> **Available data**
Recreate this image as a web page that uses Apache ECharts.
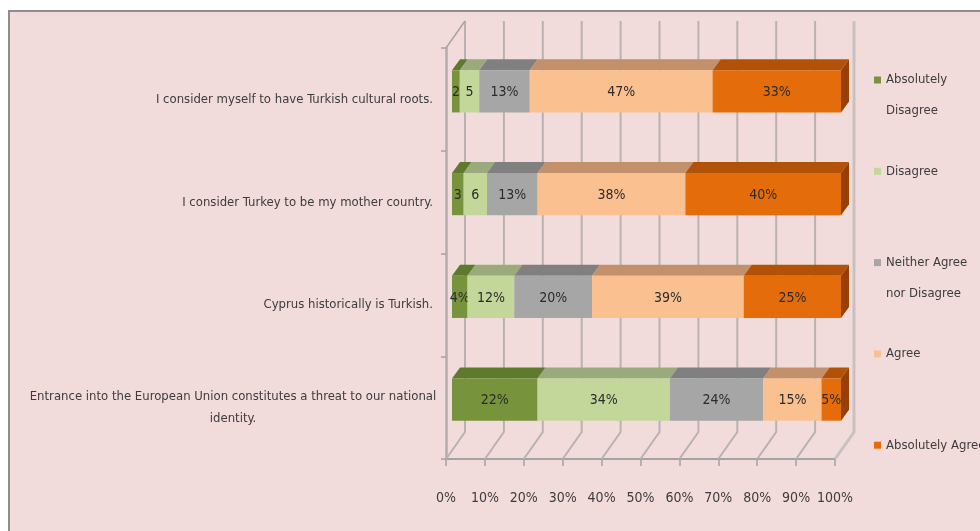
<!DOCTYPE html>
<html>
<head>
<meta charset="utf-8">
<script src="https://cdn.jsdelivr.net/npm/echarts@6/dist/echarts.min.js"></script>
<style>
html,body{margin:0;padding:0;background:#fff;}
#chart{width:980px;height:531px;}
</style>
</head>
<body>
<div id="chart"></div>
<script>
// ---- data ----
const categories = [
  "I consider myself to have Turkish cultural roots.",
  "I consider Turkey to be my mother country.",
  "Cyprus historically is Turkish.",
  "Entrance into the European Union constitutes a threat to our national\nidentity."
];
const seriesNames = ["Absolutely Disagree", "Disagree", "Neither Agree nor Disagree", "Agree", "Absolutely Agree"];
const legendLabels = ["Absolutely\nDisagree", "Disagree", "Neither Agree\nnor Disagree", "Agree", "Absolutely Agree"];
const absolutelyDisagree = [2, 3, 4, 22];
const disagree = [5, 6, 12, 34];
const neitherAgreeNorDisagree = [13, 13, 20, 24];
const agree = [47, 38, 39, 15];
const absolutelyAgree = [33, 40, 25, 5];
// label suffix shown in the bar (the original truncated some labels)
const absolutelyDisagreeSuffix = ["", "", "%", "%"];
const disagreeSuffix = ["", "", "%", "%"];
const xTicks = [0, 10, 20, 30, 40, 50, 60, 70, 80, 90, 100];

// ---- styling ----
const FONT = "'Liberation Sans Narrow', 'DejaVu Sans Condensed', 'Open Sans', sans-serif";
const frontColors = ["#77933c", "#c4d79b", "#a6a6a6", "#fac090", "#e46c0a"];
const topColors = ["#5e7a2c", "#9aaa7a", "#808080", "#c2916c", "#b25208"];
const sideColor = "#973f04";
const allValues = [absolutelyDisagree, disagree, neitherAgreeNorDisagree, agree, absolutelyAgree];
const allSuffix = [absolutelyDisagreeSuffix, disagreeSuffix, null, null, null];

// wall depth and bar depth
const WALL_DX = 19, WALL_DY = -27;
const BAR_OX = 6, BAR_OY = -8, BAR_DX = 8, BAR_DY = -11;

function buildSeriesData(s) {
  return categories.map((c, i) => {
    let start = 0;
    for (let k = 0; k < s; k++) start += allValues[k][i];
    return [start, allValues[s][i], i];
  });
}

const gridSeries = {
  type: 'custom',
  name: '__grid',
  silent: true,
  z: 1,
  data: xTicks.map(v => [v, 0]),
  encode: { x: 0, y: 1 },
  renderItem: function (params, api) {
    const cs = params.coordSys;
    const x = api.coord([api.value(0), 0])[0];
    const floorY = cs.y + cs.height;
    const last = params.dataIndex === xTicks.length - 1;
    const children = [
      { type: 'polyline', shape: { points: [[x, floorY], [x + WALL_DX, floorY + WALL_DY], [x + WALL_DX, cs.y + WALL_DY]] },
        style: { stroke: last ? '#c9c1c1' : '#b9b1b1', lineWidth: last ? 3 : 2, fill: null } }
    ];
    if (params.dataIndex === 0) {
      children.push({ type: 'line', shape: { x1: x, y1: cs.y, x2: x + WALL_DX, y2: cs.y + WALL_DY },
        style: { stroke: '#a9a3a3', lineWidth: 1.5 } });
    }
    return { type: 'group', children: children };
  }
};

const barSeries = seriesNames.map((name, s) => ({
  type: 'custom',
  name: name,
  z: 3 + s,
  itemStyle: { color: frontColors[s] },
  data: buildSeriesData(s),
  encode: { x: [0, 1], y: 2 },
  renderItem: function (params, api) {
    const start = api.value(0), val = api.value(1), cat = api.value(2);
    const p0 = api.coord([start, cat]);
    const p1 = api.coord([start + val, cat]);
    const band = api.size([0, 1])[1];
    const h = band * 0.41;
    const x0 = p0[0] + BAR_OX, x1 = p1[0] + BAR_OX;
    const yTop = p0[1] + BAR_OY - h / 2, yBot = yTop + h;
    const suffix = allSuffix[s] ? allSuffix[s][params.dataIndex] : "%";
    const children = [
      { type: 'polygon', shape: { points: [[x0, yTop], [x0 + BAR_DX, yTop + BAR_DY], [x1 + BAR_DX, yTop + BAR_DY], [x1, yTop]] },
        style: { fill: topColors[s] } },
      { type: 'rect', shape: { x: x0, y: yTop, width: x1 - x0, height: h }, style: { fill: frontColors[s] } }
    ];
    if (s === seriesNames.length - 1) {
      children.push({ type: 'polygon', shape: { points: [[x1, yTop], [x1 + BAR_DX, yTop + BAR_DY], [x1 + BAR_DX, yBot + BAR_DY], [x1, yBot]] },
        style: { fill: sideColor } });
    }
    children.push({ type: 'text', style: { text: val + suffix, x: (x0 + x1) / 2, y: (yTop + yBot) / 2 + 1,
      align: 'center', verticalAlign: 'middle', fill: '#2b2b2b', font: '14px ' + FONT } });
    return { type: 'group', children: children };
  }
}));

const legends = seriesNames.map((name, i) => {
  const lines = legendLabels[i].split('\n').length;
  const lh = 31;
  const shown = lines > 1 ? '\n' + legendLabels[i] : legendLabels[i];
  const nLines = shown.split('\n').length;
  const iconY = 75 + i * 91.3;
  return {
    orient: 'vertical',
    left: 869,
    top: iconY - nLines * lh / 2,
    data: [name],
    icon: 'rect',
    itemWidth: 7,
    itemHeight: 7,
    selectedMode: false,
    formatter: () => shown,
    textStyle: { fontFamily: FONT, fontSize: 13, color: '#3c3c3c', lineHeight: lh }
  };
});

const option = {
  backgroundColor: '#ffffff',
  animation: false,
  graphic: { elements: [
    { type: 'rect', z: -100, silent: true, shape: { x: 9, y: 11, width: 1100, height: 700 },
      style: { fill: '#f2dcdb', stroke: '#8e8e8e', lineWidth: 2 } }
  ] },
  legend: legends,
  grid: { left: 446, top: 48, width: 389, height: 411, containLabel: false },
  xAxis: {
    type: 'value', min: 0, max: 100, interval: 10,
    axisLine: { show: true, lineStyle: { color: '#a3a3a3', width: 2 } },
    axisTick: { show: true, length: 7, lineStyle: { color: '#a3a3a3', width: 1.5 } },
    splitLine: { show: false },
    axisLabel: { margin: 32, formatter: '{value}%', fontFamily: FONT, fontSize: 14, color: '#3c3c3c' }
  },
  yAxis: {
    type: 'category', inverse: true, data: categories,
    axisLine: { show: true, lineStyle: { color: '#b3abab', width: 2.5 } },
    axisTick: { show: true, length: 5, lineStyle: { color: '#a3a3a3', width: 1.5 } },
    axisLabel: {
      margin: 13, fontFamily: FONT, fontSize: 13, color: '#3c3c3c', lineHeight: 22,
      formatter: function (v) {
        const parts = v.split('\n');
        if (parts.length === 1) return '{r|' + v + '}';
        return parts.map(p => '{c|' + p + '}').join('\n');
      },
      rich: {
        r: { fontFamily: FONT, fontSize: 13, color: '#3c3c3c' },
        c: { fontFamily: FONT, fontSize: 13, color: '#3c3c3c', width: 400, align: 'center', lineHeight: 22 }
      }
    }
  },
  series: [gridSeries].concat(barSeries)
};

const chart = echarts.init(document.getElementById('chart'), null, { renderer: 'canvas' });
chart.setOption(option);
</script>
</body>
</html>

> **To do**
Everything from the first line of the listing above through the line that contains "const BAR_OX = 6, BAR_OY" is to be restated word for word, minus the pictures.

> **Task result**
Recreate this image as a web page that uses Apache ECharts.
<!DOCTYPE html>
<html>
<head>
<meta charset="utf-8">
<script src="https://cdn.jsdelivr.net/npm/echarts@6/dist/echarts.min.js"></script>
<style>
html,body{margin:0;padding:0;background:#fff;}
#chart{width:980px;height:531px;}
</style>
</head>
<body>
<div id="chart"></div>
<script>
// ---- data ----
const categories = [
  "I consider myself to have Turkish cultural roots.",
  "I consider Turkey to be my mother country.",
  "Cyprus historically is Turkish.",
  "Entrance into the European Union constitutes a threat to our national\nidentity."
];
const seriesNames = ["Absolutely Disagree", "Disagree", "Neither Agree nor Disagree", "Agree", "Absolutely Agree"];
const legendLabels = ["Absolutely\nDisagree", "Disagree", "Neither Agree\nnor Disagree", "Agree", "Absolutely Agree"];
const absolutelyDisagree = [2, 3, 4, 22];
const disagree = [5, 6, 12, 34];
const neitherAgreeNorDisagree = [13, 13, 20, 24];
const agree = [47, 38, 39, 15];
const absolutelyAgree = [33, 40, 25, 5];
// label suffix shown in the bar (the original truncated some labels)
const absolutelyDisagreeSuffix = ["", "", "%", "%"];
const disagreeSuffix = ["", "", "%", "%"];
const xTicks = [0, 10, 20, 30, 40, 50, 60, 70, 80, 90, 100];

// ---- styling ----
const FONT = "'Liberation Sans Narrow', 'DejaVu Sans Condensed', 'Open Sans', sans-serif";
const frontColors = ["#77933c", "#c4d79b", "#a6a6a6", "#fac090", "#e46c0a"];
const topColors = ["#5e7a2c", "#9aaa7a", "#808080", "#c2916c", "#b25208"];
const sideColor = "#973f04";
const allValues = [absolutelyDisagree, disagree, neitherAgreeNorDisagree, agree, absolutelyAgree];
const allSuffix = [absolutelyDisagreeSuffix, disagreeSuffix, null, null, null];

// wall depth and bar depth
const WALL_DX = 19, WALL_DY = -27;
const BAR_OX = 6, BAR_OY = -8, BAR_DX = 8, BAR_DY = -11;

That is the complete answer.